Honda introduced the Element several years ago as a rugged, go anywhere, do anything, carry anything youthmobile. Eschewing graceful, sweeping lines for the appearance of a shipping container, the Element had its own kind of "stick it to the man" coolness. With its double doors on one side, low tailgate, and fold-up or removable seats, you could haul a month's worth of camping equipment. With optional Real Time four-wheel drive, you could traverse the dirt, sand, and snow with ease.
Now, with the SC, the rugged, hose-it-out Element dons city duds and is living the urban life. By replacing the gray or black plastic side panels with matching painted surfaces, throwing on radical 18-inch rims, and carpeting much of that plastic floor, the Element is now in its element-in town.
The SC gets much more to distinguish itself. A tuned sport suspension drops ride height by just over three-quarters of an inch. The SC gets 30 percent firmer springs and dampers and stiffer front and rear stabilizer bars, along with a six percent faster steering ratio. While hardly a sports car, the SC is more fun to drive with its more immediate response to sudden maneuvers.
It's a lot more fun to look at, too.
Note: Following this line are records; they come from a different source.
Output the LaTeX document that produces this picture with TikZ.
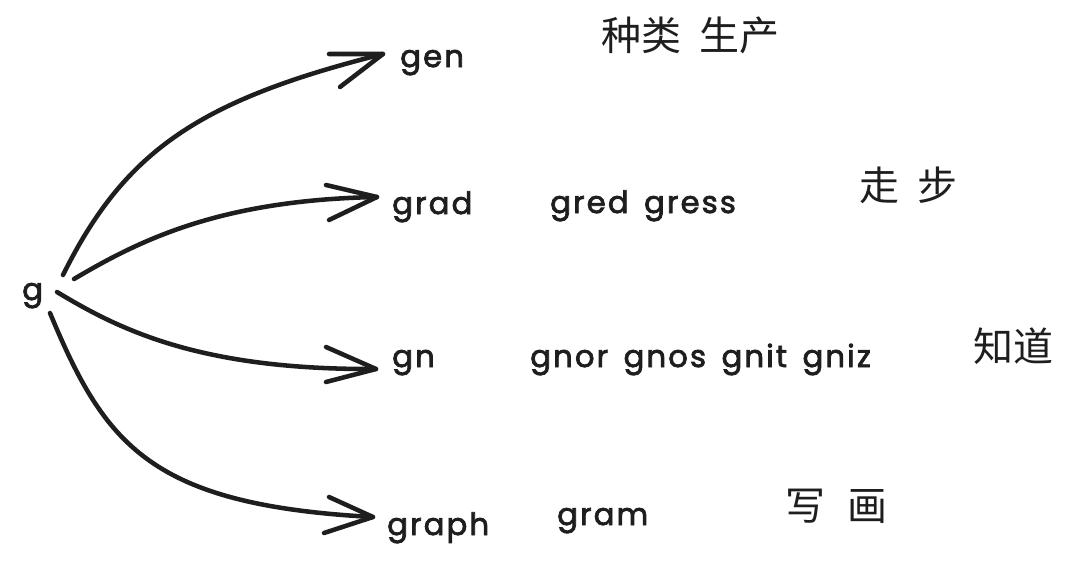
\documentclass[tikz,border=0pt]{standalone}
\usepackage{fontspec}
\setmainfont{Poppins}
\newfontfamily\hand{Poppins}[FakeBold=2.5, LetterSpace=7, WordSpace=1.5]
\newfontfamily\cjk{Noto Sans CJK SC}
\definecolor{ink}{HTML}{1E1E1E}
\tikzset{
  stroke/.style={draw=ink, line width=3.4pt, line cap=round, line join=round},
  lat/.style={text=ink, font=\hand\fontsize{23}{26}\selectfont, inner sep=0pt, anchor=base west},
  han/.style={text=ink, font=\cjk\fontsize{30}{34}\selectfont, inner sep=0pt, anchor=north west},
}
\begin{document}
\begin{tikzpicture}[x=0.75pt,y=-0.75pt]
\useasboundingbox (0,0) rectangle (1074,568);
% root
\node[lat] (g) at (22,300) {g};
% first-level nodes
\node[lat] (gen) at (400,67) {gen};
\node[lat] (grad) at (392,214) {grad};
\node[lat] (gn) at (392,367) {gn};
\node[lat] (graph) at (387,535) {graph};
% extra words
\node[lat] (gred) at (550,213) {gred gress};
\node[lat] (gnor) at (530,367) {gnor gnos gnit gniz};
\node[lat] (gram) at (557,525) {gram};
% chinese
\node[han] (zh1) at (601,17) {种类\hspace{0.45em}生产};
\node[han] (zh2) at (859,167) {走\hspace{0.45em}步};
\node[han] (zh3) at (973,327) {知道};
\node[han] (zh4) at (785,489) {写\hspace{0.55em}画};
% connector end points
\coordinate (s1) at (63,275);
\coordinate (t1) at (383,54);
\coordinate (s2) at (74,279);
\coordinate (t2) at (377,197);
\coordinate (s3) at (57,292);
\coordinate (t3) at (376,369);
\coordinate (s4) at (50,313);
\coordinate (t4) at (373,517);
% connectors
\draw[stroke] (s1) .. controls (125,150) and (200,100) .. (t1);
\draw[stroke] (329,54) -- (t1) -- (340,87);
\draw[stroke] (s2) .. controls (140,240) and (220,200) .. (t2);
\draw[stroke] (326,185) -- (t2) -- (329,220);
\draw[stroke] (s3) .. controls (120,330) and (200,370) .. (t3);
\draw[stroke] (326,347) -- (t3) -- (326,382);
\draw[stroke] (s4) .. controls (105,445) and (150,505) .. (t4);
\draw[stroke] (329,497) -- (t4) -- (324,533);
\end{tikzpicture}
\end{document}
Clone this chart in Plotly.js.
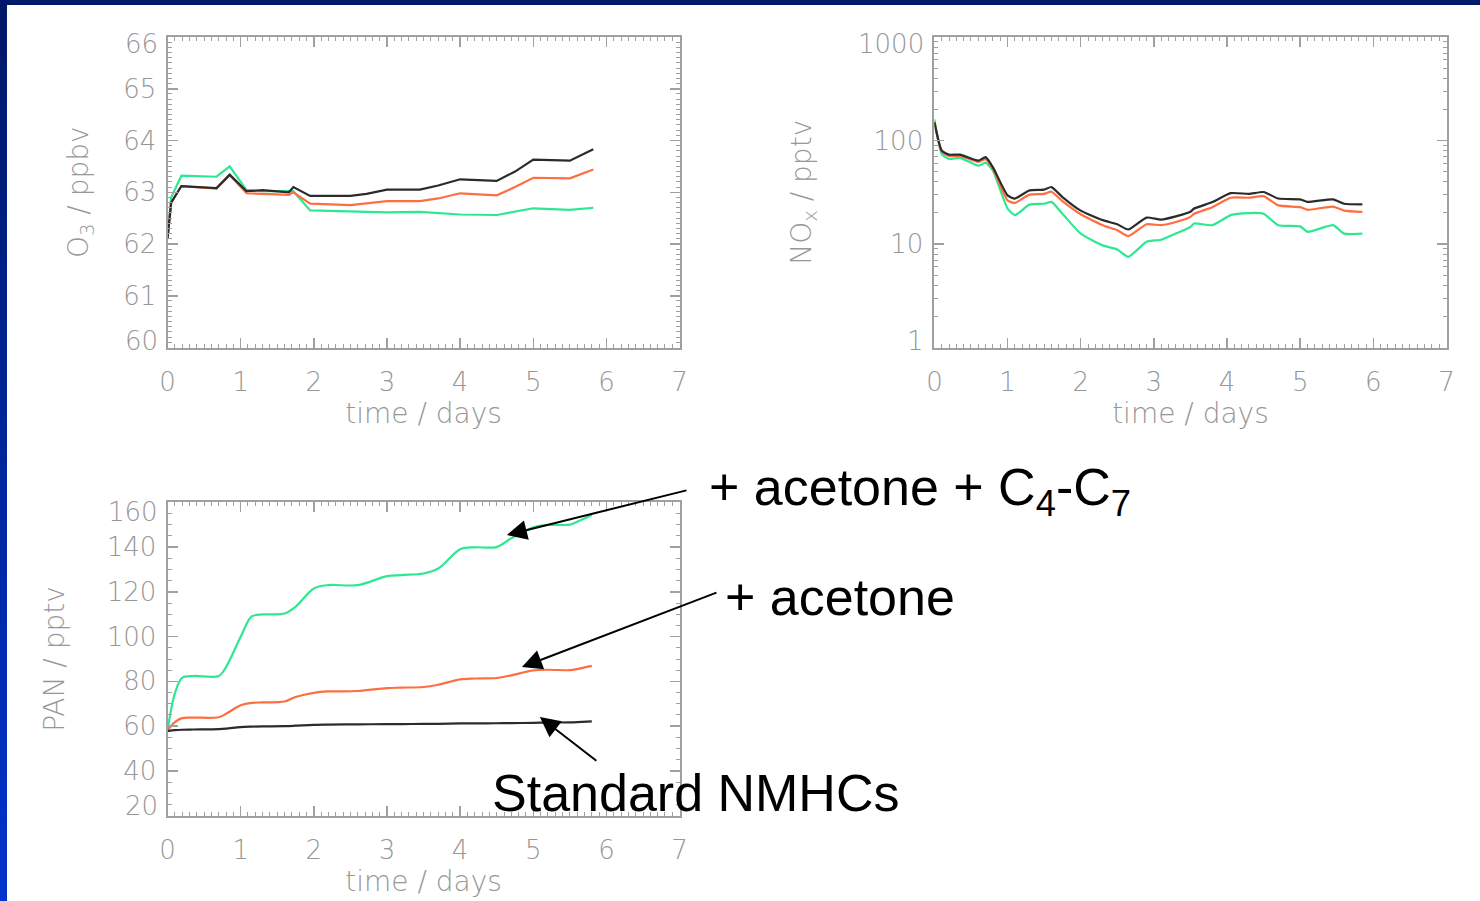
<!DOCTYPE html>
<html>
<head>
<meta charset="utf-8">
<script src="https://cdn.plot.ly/plotly-3.0.1.min.js"></script>
<style>
  html, body { margin: 0; padding: 0; background: #ffffff; }
  #chart { width: 1480px; height: 901px; }
</style>
</head>
<body>
<div id="chart"></div>
<script>
// ---- O3 (ppbv) ----
const o3Time     = [0, 0.05, 0.19, 0.45, 0.67, 0.85, 1.08, 1.3, 1.66, 1.72, 1.95, 2.5, 2.72, 3.0, 3.45, 3.7, 4.0, 4.5, 4.75, 5.0, 5.5, 5.82];
const o3Standard = [62.1, 62.8, 63.12, 63.1, 63.08, 63.34, 63.02, 63.04, 63.0, 63.1, 62.93, 62.93, 62.97, 63.05, 63.05, 63.13, 63.25, 63.22, 63.4, 63.63, 63.61, 63.83];
const o3Acetone  = [62.1, 62.8, 63.12, 63.1, 63.07, 63.33, 62.98, 62.97, 62.95, 63.0, 62.78, 62.75, 62.78, 62.83, 62.83, 62.88, 62.98, 62.94, 63.1, 63.28, 63.27, 63.44];
const o3AcetoneC4C7 = [62.1, 62.9, 63.32, 63.31, 63.3, 63.5, 63.04, 63.02, 63.01, 63.02, 62.65, 62.63, 62.63, 62.61, 62.62, 62.6, 62.57, 62.56, 62.62, 62.69, 62.66, 62.7];
const o3Ticks = [60, 61, 62, 63, 64, 65, 66];

// ---- NOx (pptv) ----
const noxTime     = [0, 0.1, 0.2, 0.35, 0.6, 0.7, 0.8, 1.0, 1.1, 1.3, 1.5, 1.6, 1.75, 2.0, 2.3, 2.5, 2.65, 2.9, 3.1, 3.3, 3.5, 3.55, 3.8, 4.05, 4.3, 4.5, 4.7, 5.0, 5.1, 5.45, 5.6, 5.85];
const noxStandard = [150, 80, 73, 73, 64, 69, 55, 29.5, 27.5, 33, 33.5, 35.5, 28.4, 21, 17, 15.5, 13.8, 18, 17.2, 18.5, 20.5, 22, 25.4, 31, 30.5, 31.8, 27.5, 27, 25.5, 27, 24.5, 24.2];
const noxAcetone  = [150, 78, 71, 71, 62, 66, 53, 26.4, 24.9, 30, 30.5, 32, 26, 19.4, 15.2, 13.6, 11.9, 15.5, 15.2, 16.3, 18.3, 19.6, 22.7, 28, 28, 29, 23.6, 22.7, 21.4, 23, 21, 20.4];
const noxAcetoneC4C7 = [160, 74, 66.5, 68, 57, 61, 51, 22, 19, 24, 24.5, 25.5, 19.6, 12.6, 9.7, 8.85, 7.5, 10.5, 11, 12.6, 14.6, 15.8, 15.2, 19, 19.9, 19.6, 15.2, 14.8, 13.1, 15.2, 12.6, 12.6];
const noxTicks = [1, 10, 100, 1000];

// ---- PAN (pptv) ----
const panTime     = [0, 0.1, 0.2, 0.35, 0.7, 0.8, 1.0, 1.15, 1.3, 1.6, 1.75, 2.0, 2.2, 2.6, 3.0, 3.2, 3.5, 3.7, 4.0, 4.2, 4.5, 4.7, 5.0, 5.2, 5.5, 5.6, 5.8];
const panStandard = [57.8, 58.2, 58.4, 58.5, 58.7, 58.9, 59.6, 59.8, 59.9, 60, 60.2, 60.6, 60.7, 60.8, 60.9, 60.95, 61, 61.05, 61.2, 61.25, 61.3, 61.35, 61.5, 61.6, 61.7, 61.8, 62.1];
const panAcetone  = [58, 61.8, 63.6, 63.8, 64, 65.5, 69.3, 70.4, 70.6, 71, 73, 74.9, 75.5, 75.7, 77, 77.2, 77.5, 78.5, 80.9, 81.3, 81.5, 82.7, 84.9, 85.2, 85, 85.5, 86.9];
const panAcetoneC4C7 = [58, 74.5, 81.6, 82.4, 82.4, 86.4, 99.9, 109, 109.9, 110.3, 113.3, 121.5, 123, 123, 127, 127.5, 128.2, 130.4, 139, 139.9, 140, 143.9, 148.8, 149.9, 150, 151.3, 154.3];
const panTicks = [20, 40, 60, 80, 100, 120, 140, 160];

// ---- labels ----
const labelC4C7     = '+ acetone + C<sub>4</sub>-C<sub>7</sub>';
const labelAcetone  = '+ acetone';
const labelStandard = 'Standard NMHCs';

const W = 1480, H = 901;
const px = v => v / W;          // page pixel -> paper x
const py = v => 1 - v / H;      // page pixel -> paper y

const COL_STD = '#2b2b2b';
const COL_ACE = '#ff6e40';
const COL_C47 = '#2ee891';
const GREY = '#a0a0a0';
const TEXT_GREY = '#979797';
const TICK_FONT = {family: 'DejaVu Sans', size: 26, color: TEXT_GREY, weight: 300};
const TITLE_FONT = {family: 'DejaVu Sans', size: 28, color: TEXT_GREY, weight: 300};

function line(x, y, color, xa, ya, smoothing) {
  return {x: x, y: y, xaxis: xa, yaxis: ya, type: 'scatter', mode: 'lines',
          line: {color: color, width: 2.2, shape: smoothing ? 'spline' : 'linear',
                 smoothing: smoothing || 0},
          showlegend: false, hoverinfo: 'skip'};
}

const traces = [
  line(o3Time, o3AcetoneC4C7, COL_C47, 'x', 'y'),
  line(o3Time, o3Acetone, COL_ACE, 'x', 'y'),
  line(o3Time, o3Standard, COL_STD, 'x', 'y'),
  line(noxTime, noxAcetoneC4C7, COL_C47, 'x2', 'y2', 0.5),
  line(noxTime, noxAcetone, COL_ACE, 'x2', 'y2', 0.5),
  line(noxTime, noxStandard, COL_STD, 'x2', 'y2', 0.5),
  line(panTime, panAcetoneC4C7, COL_C47, 'x3', 'y3', 0.9),
  line(panTime, panAcetone, COL_ACE, 'x3', 'y3', 0.9),
  line(panTime, panStandard, COL_STD, 'x3', 'y3', 0.9)
];

function minorTicks(dtick) {
  return {ticks: 'inside', ticklen: 4, tickcolor: GREY, tickwidth: 1, dtick: dtick, showgrid: false};
}

function frame(extra) {
  return Object.assign({
    showline: true, linecolor: GREY, linewidth: 2, mirror: 'allticks',
    ticks: 'inside', ticklen: 10, tickwidth: 1.5, tickcolor: GREY,
    showgrid: false, zeroline: false, fixedrange: true,
    tickfont: TICK_FONT, ticklabelstandoff: 4
  }, extra);
}

function timeAxis(domain, anchor) {
  return frame({
    domain: domain, anchor: anchor, range: [0, 7], dtick: 1, tick0: 0,
    ticklabelstandoff: 10, minor: minorTicks(0.1),
    title: {text: 'time / days', standoff: 5, font: TITLE_FONT}
  });
}

// value axes: the inner tick values carry the axis labels, the two end labels
// are set just inside the frame (see endLabels below)
function inner(ticks) { return ticks.slice(1, -1); }

const dTop = [py(347.5), py(37)];
const dBot = [py(815.7), py(502.3)];
const dLeft = [px(167.5), px(679.6)];
const dRight = [px(934.4), px(1446.5)];

const layout = {
  width: W, height: H,
  margin: {l: 0, r: 0, t: 0, b: 0},
  paper_bgcolor: '#ffffff', plot_bgcolor: '#ffffff',
  xaxis: timeAxis(dLeft, 'y'),
  xaxis2: timeAxis(dRight, 'y2'),
  xaxis3: timeAxis(dLeft, 'y3'),
  yaxis: frame({
    domain: dTop, anchor: 'x', range: [o3Ticks[0], o3Ticks[o3Ticks.length - 1]],
    tickvals: inner(o3Ticks), ticktext: inner(o3Ticks).map(String), minor: minorTicks(0.1),
    title: {text: 'O<sub>3</sub> / ppbv', standoff: 26, font: TITLE_FONT}
  }),
  yaxis2: frame({
    domain: dTop, anchor: 'x2', type: 'log',
    range: [Math.log10(noxTicks[0]), Math.log10(noxTicks[noxTicks.length - 1])],
    tickvals: inner(noxTicks), ticktext: inner(noxTicks).map(String), minor: minorTicks('D1'),
    title: {text: 'NO<sub>x</sub> / pptv', standoff: 54, font: TITLE_FONT}
  }),
  yaxis3: frame({
    domain: dBot, anchor: 'x3', range: [panTicks[0], panTicks[panTicks.length - 1]],
    tickvals: inner(panTicks), ticktext: inner(panTicks).map(String), minor: minorTicks(5),
    title: {text: 'PAN / pptv', standoff: 34, font: TITLE_FONT}
  }),
  annotations: [],
  shapes: []
};

// end labels of the value axes, nudged inside the frame
// (annotation y on a log axis is given as log10 of the value)
function endLabels(ticks, xref, yref, nudge, isLog) {
  const lo = ticks[0], hi = ticks[ticks.length - 1];
  return [[lo, nudge], [hi, -nudge]].map(([v, s]) => ({
    xref: xref + ' domain', yref: yref, x: 0, y: isLog ? Math.log10(v) : v,
    xanchor: 'right', yanchor: 'middle',
    xshift: -8, yshift: s, text: String(v), showarrow: false, font: TICK_FONT
  }));
}
layout.annotations.push(
  ...endLabels(o3Ticks, 'x', 'y', 7, false),
  ...endLabels(noxTicks, 'x2', 'y2', 7, true),
  ...endLabels(panTicks, 'x3', 'y3', 10, false)
);

// scenario labels
const labelFont = {family: 'Liberation Sans', size: 52, color: '#000000'};
layout.annotations.push(
  {xref: 'paper', yref: 'paper', x: px(707), y: py(491), xanchor: 'left', yanchor: 'middle',
   text: labelC4C7, showarrow: false, font: labelFont},
  {xref: 'paper', yref: 'paper', x: px(723), y: py(597), xanchor: 'left', yanchor: 'middle',
   text: labelAcetone, showarrow: false, font: labelFont},
  {xref: 'paper', yref: 'paper', x: px(490), y: py(793), xanchor: 'left', yanchor: 'middle',
   text: labelStandard, showarrow: false, font: labelFont}
);

// pointer arrows onto the PAN curves: head at a data point, tail offset in screen pixels
function pointer(t, v, dx, dy) {
  return {xref: 'x3', yref: 'y3', x: t, y: v, axref: 'pixel', ayref: 'pixel', ax: dx, ay: dy,
          text: '', showarrow: true, arrowhead: 2, arrowsize: 2, arrowwidth: 2,
          arrowcolor: '#000000', standoff: 0};
}
layout.annotations.push(
  pointer(4.64, 145.4, 181, -45),
  pointer(4.845, 86.4, 196, -75),
  pointer(5.09, 64.1, 58, 45)
);

// slide frame: navy top strip, blue gradient strip on the left
layout.shapes.push({type: 'rect', xref: 'paper', yref: 'paper', x0: 0, x1: 1, y0: py(5), y1: 1,
                    fillcolor: '#001a68', line: {width: 0}, layer: 'above'});
const bands = 45;
for (let i = 0; i < bands; i++) {
  const f = i / (bands - 1);
  const g = Math.round(24 + (51 - 24) * f);
  const b = Math.round(104 + (204 - 104) * f);
  const top = H * i / bands, bottom = Math.min(H, H * (i + 1) / bands + 2);
  layout.shapes.push({type: 'rect', xref: 'paper', yref: 'paper',
    x0: 0, x1: px(7), y0: py(bottom), y1: py(top),
    fillcolor: 'rgb(0,' + g + ',' + b + ')', line: {width: 0}, layer: 'above'});
}

Plotly.newPlot('chart', traces, layout, {staticPlot: true, displayModeBar: false});
</script>
</body>
</html>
My Root Beer Metallic test vehicle stood out from the LX and EX models with its unique grille and projector headlamps up front, custom painted bumpers, and bold alloys, all enhanced from lowering the whole thing.
Inside, SC models with the Root Beer or Nighthawk Black bodies get a copper colored instrument package. Using piano black trim in place of the typical silvery plastic adds a surprising elegance. The fabric pattern on the seats and doors is called "tattoo." It looks like those strips of wavy lines that many people are choosing to adorn their arms with these days. Carpeting the passenger area cuts the echo but removes the camping practicality. It's unlikely that buyers will care.
Every Element benefits from a 10-horsepower boost in its four-cylinder engine. It now puts out 166 horsepower, which, through a standard five-speed manual or optional five-speed automatic, gives it plenty of pep. While all Hondas aim for maximum fuel economy, this one gets a decent 22 City, 27 Highway. It does weigh 3,500 pounds, after all. Surprisingly, the automatic earns slightly better economy numbers than the manual model. Today's computers drive more efficiently than the humans behind the wheel. The EPA's Green Vehicle Guide gives the Element a 6 for both the Air Pollution and Greenhouse Gas scores.
The Element will get you there safely. It features a package of front and side airbags as well as side curtain airbags for head protection. The Vehicle Stability Assist (VSA) system can sense oversteer and understeer, terms that mean the car is turning faster or slower than your intention, and can adjust brake pressure at each wheel or reduce engine power to bring the car back into line.
The Element may be basic looking, but it comes well equipped. Even things like a tire pressure monitoring system and keyless entry are standard. And the SC gets a 270-watt audio system with seven speakers, including a subwoofer in the dash.
Living with the Element is nice for the most part. You sit up high enough to see over some cars, the controls are well weighted and designed, the interior is quiet, and the shape is very practical. I bought two bicycles during the car's stay with us and I was able to bring them home from the store, standing up, with only their front wheels removed. The fold-up seats create a long, high, and wide space-think big screen TV (we didn't buy one of those). The only weak spot, I thought, was dealing with the center-opening double side doors. You must open the front in order to open the back, which hinges at the rear. On a wide open driveway, that's no big deal, but in parking lot situations it can be awkward. I also found it hard to get side sun protection-the visor covers only the front half of the upper window. The area around the windshield mirror is unprotected, too, so driving west in late afternoon or early evening (pick your season) can be a little difficult.
Element prices start at $18,980 for the LX model, move to $20,990 for the somewhat fancier EX version, and will run you $22,775 for an SC. Add an automatic transmission for $800, or four-wheel-drive (LX and EX only) for $1,400. Add $595 for transportation costs, too, regardless of model.
Like all Hondas, the Element is proven for reliability, quality, and reasonable fuel efficiency. If you can warm to its looks, it could be your ideal urban camping vehicle.